“It is fitten,” said Jack, simply; “fitten that I should die for the law—I who have been so lawless.”
He turned to Margaret Adams: “You are lookin' somethin' you want to say—I can tell by yo' eyes.”
She faltered, then slowly: “Jack, he was not my son—my poor sister—I could not see her die disgraced.”
Jack drew her down and kissed her.
And as his eyes grew dim, a figure, tall and in military clothes, stood before him, shaken with grief and saying, “Jack—Jack, my poor friend—”
Jack's mind was wandering, but a great smile lit up his face as he said: “Bishop—Bishop—is—is—it Cap'n Tom, or—or—Jesus Christ?” And so he passed out.

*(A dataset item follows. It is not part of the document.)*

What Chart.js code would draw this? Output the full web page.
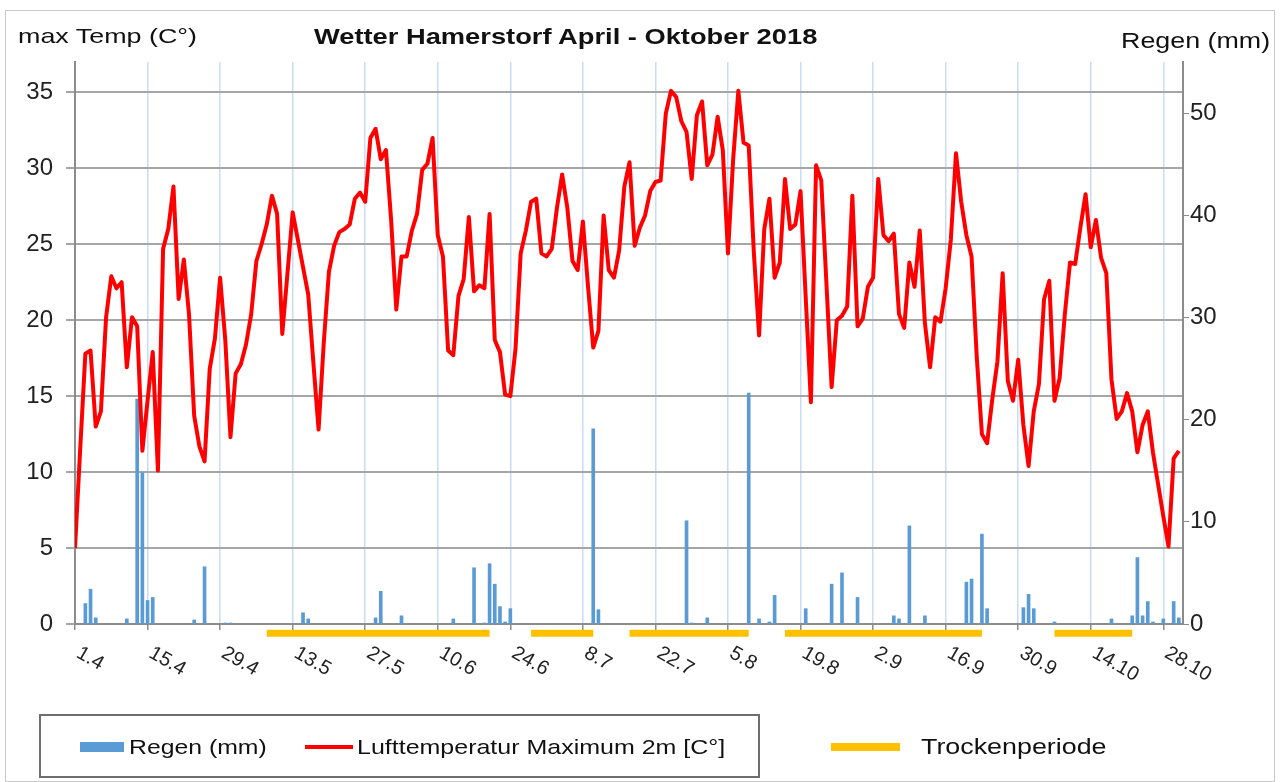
<!DOCTYPE html>
<html>
<head>
<meta charset="utf-8">
<script src="https://cdn.jsdelivr.net/npm/chart.js@4.4.1/dist/chart.umd.min.js"></script>
<style>
  body { margin: 0; background: #fff; font-family: "Liberation Sans", Arial, sans-serif; }
  #wrap { position: relative; width: 1281px; height: 782px; overflow: hidden; }
  #frame { position: absolute; left: 5px; top: 10px; width: 1270px; height: 772px; border: 1px solid #c8c8c8; box-sizing: border-box; }
  canvas { position: absolute; left: 0; top: 0; }
  .lbl { position: absolute; white-space: nowrap; line-height: 1; color: #111; transform-origin: 0 0; }
  #legendBox { position: absolute; left: 39px; top: 714px; width: 721px; height: 64px; border: 2px solid #6e6e6e; box-sizing: border-box; }
  .mark { position: absolute; }
</style>
</head>
<body>
<div id="wrap">
  <div id="frame"></div>
  <canvas id="chart" width="1281" height="782"></canvas>
  <div class="lbl" style="left:18px; top:25px; font-size:21px; transform:scaleX(1.28);">max Temp (C°)</div>
  <div class="lbl" style="left:314px; top:26px; font-size:22px; font-weight:bold; transform:scaleX(1.24);">Wetter Hamerstorf April - Oktober 2018</div>
  <div class="lbl" style="left:1121px; top:30px; font-size:22px; transform:scaleX(1.22);">Regen (mm)</div>
  <div id="legendBox"></div>
  <div class="mark" style="left:80px; top:742px; width:44px; height:10px; background:#5b9bd5;"></div>
  <div class="lbl" style="left:129px; top:736px; font-size:21px; transform:scaleX(1.18);">Regen (mm)</div>
  <div class="mark" style="left:305px; top:745px; width:48px; height:4px; background:#ff0000;"></div>
  <div class="lbl" style="left:357px; top:736px; font-size:21px; transform:scaleX(1.19);">Lufttemperatur Maximum 2m [C°]</div>
  <div class="mark" style="left:831px; top:743px; width:69px; height:8px; background:#ffc000;"></div>
  <div class="lbl" style="left:921px; top:736px; font-size:22px; transform:scaleX(1.22);">Trockenperiode</div>
</div>
<script>
// x axis: day index from 1.4.2018, labelled every 14 days
const tickDays = [0, 14, 28, 42, 56, 70, 84, 98, 112, 126, 140, 154, 168, 182, 196, 210];
const tickLabels = ["1.4", "15.4", "29.4", "13.5", "27.5", "10.6", "24.6", "8.7",
  "22.7", "5.8", "19.8", "2.9", "16.9", "30.9", "14.10", "28.10"];

// daily max temperature, 1.4. - 31.10.
const tempMax = [
  5.0, 11.5, 17.8, 18.0, 13.0, 14.0, 20.2, 22.9, 22.1, 22.5,
  16.9, 20.2, 19.6, 11.4, 14.7, 17.9, 10.1, 24.7, 26.0, 28.8,
  21.4, 24.0, 20.4, 13.7, 11.7, 10.7, 16.8, 18.8, 22.8, 18.7,
  12.3, 16.5, 17.1, 18.4, 20.4, 23.9, 25.0, 26.3, 28.2, 27.0,
  19.1, 23.1, 27.1, 25.3, 23.5, 21.7, 17.2, 12.8, 18.5, 23.2,
  24.9, 25.8, 26.0, 26.3, 28.0, 28.4, 27.8, 32.0, 32.6, 30.6,
  31.2, 26.6, 20.7, 24.2, 24.2, 25.9, 27.0, 29.9, 30.3, 32.0,
  25.6, 24.2, 18.0, 17.7, 21.6, 22.7, 26.8, 21.9, 22.3, 22.1,
  27.0, 18.7, 17.9, 15.1, 15.0, 18.1, 24.4, 25.9, 27.8, 28.0,
  24.4, 24.2, 24.7, 27.4, 29.6, 27.4, 23.9, 23.3, 26.5, 22.2,
  18.2, 19.3, 26.9, 23.3, 22.8, 24.6, 28.8, 30.4, 24.9, 26.1,
  26.9, 28.5, 29.1, 29.2, 33.6, 35.1, 34.7, 33.1, 32.4, 29.3,
  33.5, 34.4, 30.2, 30.9, 33.4, 31.2, 24.4, 30.6, 35.1, 31.7,
  31.5, 24.4, 19.0, 26.0, 28.0, 22.8, 23.8, 29.3, 26.0, 26.3,
  28.5, 21.5, 14.6, 30.2, 29.2, 22.4, 15.6, 20.0, 20.3, 20.9,
  28.2, 19.6, 20.1, 22.2, 22.8, 29.3, 25.6, 25.2, 25.7, 20.4,
  19.5, 23.8, 22.2, 25.9, 19.8, 16.9, 20.2, 19.9, 22.1, 25.3,
  31.0, 27.8, 25.6, 24.2, 17.6, 12.5, 11.9, 14.8, 17.3, 23.1,
  16.0, 14.7, 17.4, 13.1, 10.4, 14.0, 15.8, 21.4, 22.6, 14.7,
  16.2, 20.4, 23.8, 23.7, 26.1, 28.3, 24.8, 26.6, 24.1, 23.1,
  16.1, 13.5, 14.0, 15.2, 14.0, 11.3, 13.1, 14.0, 11.3, 9.2,
  7.1, 5.1, 10.9, 11.4
];

// rain days (day index) and amounts in mm
const rainDays = [2, 3, 4, 10, 12, 13, 14, 15, 23, 25, 29, 30, 44, 45, 58, 59, 63, 73,
  77, 79, 80, 81, 82, 83, 84, 100, 101, 118, 119, 122, 130, 132, 134, 135, 141, 146,
  148, 151, 158, 159, 161, 164, 172, 173, 175, 176, 183, 184, 185, 189, 200, 204,
  205, 206, 207, 208, 210, 212, 213];
const rainMm = [2.0, 3.4, 0.6, 0.5, 22.0, 14.8, 2.3, 2.6, 0.4, 5.6, 0.1, 0.1, 1.1, 0.5, 0.6, 3.2, 0.8, 0.5,
  5.5, 0.1, 5.9, 3.9, 1.7, 0.2, 1.5, 19.1, 1.4, 10.1, 0.1, 0.6, 22.6, 0.5, 0.2, 2.8, 1.5, 3.9,
  5.0, 2.6, 0.8, 0.5, 9.6, 0.8, 4.1, 4.4, 8.8, 1.5, 1.6, 2.9, 1.5, 0.2, 0.5, 0.8,
  6.5, 0.8, 2.2, 0.2, 0.5, 2.2, 0.6];

// dry periods (Trockenperiode), start / end day index
const dryStart = [37, 88, 107, 137, 189];
const dryEnd = [80, 100, 130, 175, 204];

const tempTicks = [0, 5, 10, 15, 20, 25, 30, 35];
const rainTicks = [0, 10, 20, 30, 40, 50];

const FONT = '"Liberation Sans", Arial, sans-serif';

const tempData = tempMax.map((v, i) => ({ x: i, y: v }));
const rainData = rainDays.map((d, i) => ({ x: d, y: rainMm[i] }));

const dryDatasets = dryStart.map((s, i) => ({
  type: "line",
  label: "Trockenperiode",
  data: [{ x: s, y: -0.9 }, { x: dryEnd[i], y: -0.9 }],
  yAxisID: "y2",
  borderColor: "#ffc000",
  borderWidth: 7,
  borderCapStyle: "butt",
  pointRadius: 0,
  clip: false,
  order: 0,
}));

// rotated date labels under the x axis (text runs down to the right)
const xLabels = {
  id: "xLabels",
  afterDraw(chart) {
    const { ctx, scales } = chart;
    const bottom = chart.chartArea.bottom;
    ctx.save();
    ctx.font = "20px " + FONT;
    ctx.fillStyle = "#222";
    ctx.textAlign = "left";
    ctx.textBaseline = "top";
    tickDays.forEach((d, i) => {
      const px = scales.x.getPixelForValue(d);
      ctx.save();
      ctx.translate(px + 8, bottom + 19);
      ctx.rotate(Math.PI / 6);
      ctx.fillText(tickLabels[i], 0, 0);
      ctx.restore();
    });
    ctx.restore();
  },
};

new Chart(document.getElementById("chart"), {
  type: "line",
  data: {
    datasets: [
      {
        type: "line",
        label: "Lufttemperatur Maximum 2m [C°]",
        data: tempData,
        yAxisID: "y",
        borderColor: "#ff0000",
        borderWidth: 4,
        borderJoinStyle: "round",
        pointRadius: 0,
        tension: 0,
        order: 1,
      },
      {
        type: "bar",
        label: "Regen (mm)",
        data: rainData,
        yAxisID: "y2",
        backgroundColor: "#5b9bd5",
        barThickness: 3,
        order: 2,
      },
      ...dryDatasets,
    ],
  },
  options: {
    responsive: false,
    animation: false,
    layout: { padding: { left: 5, right: 38, top: 62, bottom: 128 } },
    plugins: {
      legend: { display: false },
      tooltip: { enabled: false },
    },
    scales: {
      x: {
        type: "linear",
        min: 0,
        max: 213.8,
        offset: false,
        grid: { color: "#c9dcf3", lineWidth: 1.5, offset: false, tickColor: "#8c8c8c", tickLength: 6 },
        border: { color: "#8c8c8c", width: 2 },
        ticks: { display: false },
        afterBuildTicks: (s) => { s.ticks = tickDays.map((v) => ({ value: v })); },
        afterFit: (s) => { s.height = 30; },
      },
      y: {
        position: "left",
        min: 0,
        max: 37,
        grid: { color: "#a6a6a6", lineWidth: 2, tickLength: 9 },
        border: { color: "#8c8c8c", width: 2 },
        ticks: { font: { family: FONT, size: 24 }, color: "#222", padding: 13 },
        afterBuildTicks: (s) => { s.ticks = tempTicks.map((v) => ({ value: v })); },
        afterFit: (s) => { s.width = 70; },
      },
      y2: {
        position: "right",
        min: 0,
        max: 55,
        grid: { drawOnChartArea: false, color: "#8c8c8c", tickLength: 6 },
        border: { color: "#8c8c8c", width: 2 },
        ticks: { font: { family: FONT, size: 24 }, color: "#222", padding: 1 },
        afterBuildTicks: (s) => { s.ticks = rainTicks.map((v) => ({ value: v })); },
        afterFit: (s) => { s.width = 60; },
      },
    },
  },
  plugins: [xLabels],
});
</script>
</body>
</html>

And up above them all in the belfry, lying prone, but still gripping his rifle's stock which, sweeping the jail with its deadly protruding barrel, had held back hundreds of men, they found Richard Travis, a softened smile on his lips as if he had just entered into the glory of the great Sweet Silence of Things. And by him sat the old preacher, where he had sat since Richard Travis's last shot had saved the jail and the defenders; sat and bound up his wound and gave him the last of his old whiskey out of the little flask, and stopped the flow of blood and saved the life which had nearly bubbled out.
And as they brought the desperately wounded man down to the surgeon and to life, the old governor raised his hat and said: “The Travis blood—the Irish Gray—when it's wrong it is hell—when it's right it is heaven.”
But the old preacher smiled as he helped carry him tenderly down and said: “He is right, forever right, now, Gov'nor. God has made him so. See that smile on his lips! He has laughed before—that was from the body. He is smiling now—that is from the soul. His soul is born again.”
The old governor smiled and turned. Edward Conway, wounded, was sitting up. The governor grasped his hand: “Ned, my boy, I've appointed you sheriff of this county in place of that scallawag who deserted his post. Stand pat, for you're a Conway—no doubt about that. Stand pat.”